Predicting the winner of the US Open

It’s not just the players that are complaining about the scheduling of the US Open Tennis. I can’t trade the final tonight as it’s my wedding anniversary today. I’ve been married even longer than I’ve been on Betfair, but one benefit of that is  the next generation of traders is following just behind me!

I saw this interesting BBC article this morning and it talks about the data collection that IBM do as part of their deal to these tournaments: –

When I started predicting things many moons ago I quickly realised one important fact. You start at a top level, then slowly drill down deeper and deeper. But beyond a certain point the level of entropy you see outweighs the predictive capacity of what you are doing.

This is because you can’t definitely say that something will or won’t happen, only that it will happen within a frame of reference. The more variables you use the less effective your prediction becomes. The entropy you introduce exceeds any useful forward looking capacity.

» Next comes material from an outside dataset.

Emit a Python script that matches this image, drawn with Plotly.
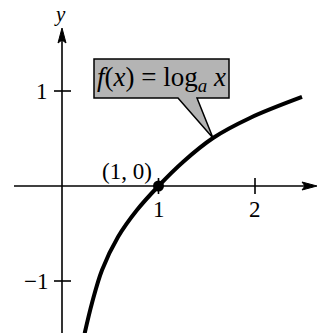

I found this out on the first market I learned to price, Football. Figuring out the likely number of goals was fairly straight forward, as was working out the rate at which either teams scored. Then I dug deeper and started looking at what created a goal and further back to who was going to score and why. Then even deeper to how that was going to happen. I eventually ended up being able to rate each player and their influence on the chance of a goal and how that would occur, al la Moneyball style.

But even then you figure that you can only work in percentages. The chance of this happen, then this, then that and that. The longer the chain of events you create the more variable the outcome and less certain its predict. So you add them all together average them and account for variability and end up back pretty much where you started. So there is a maximum number of variables that produces the least variable prediction and that is where you settle. But you also have the human element, where a variable will change on one side if you start modifying it on the other. At that point I wondered whether I should go into predicting the weather. (Incidentally, for fun, each year I do attempt to forecast the number of tropical depression, hurricanes and major hurricanes, but that’s another story!)

So, the guys at IBM will find the deeper down the rabbit hole they go, the less useful the information. But hell, it’s good PR isn’t it?

As for tonights match the market is pricing it about right and I really hope it lives up to expectations. It’s priced for a close encounter and that often makes for excellent trading fodder, but unfortunately I won’t be around to watch it. But, like IBM, I’ll be gathering data on it for later analysis.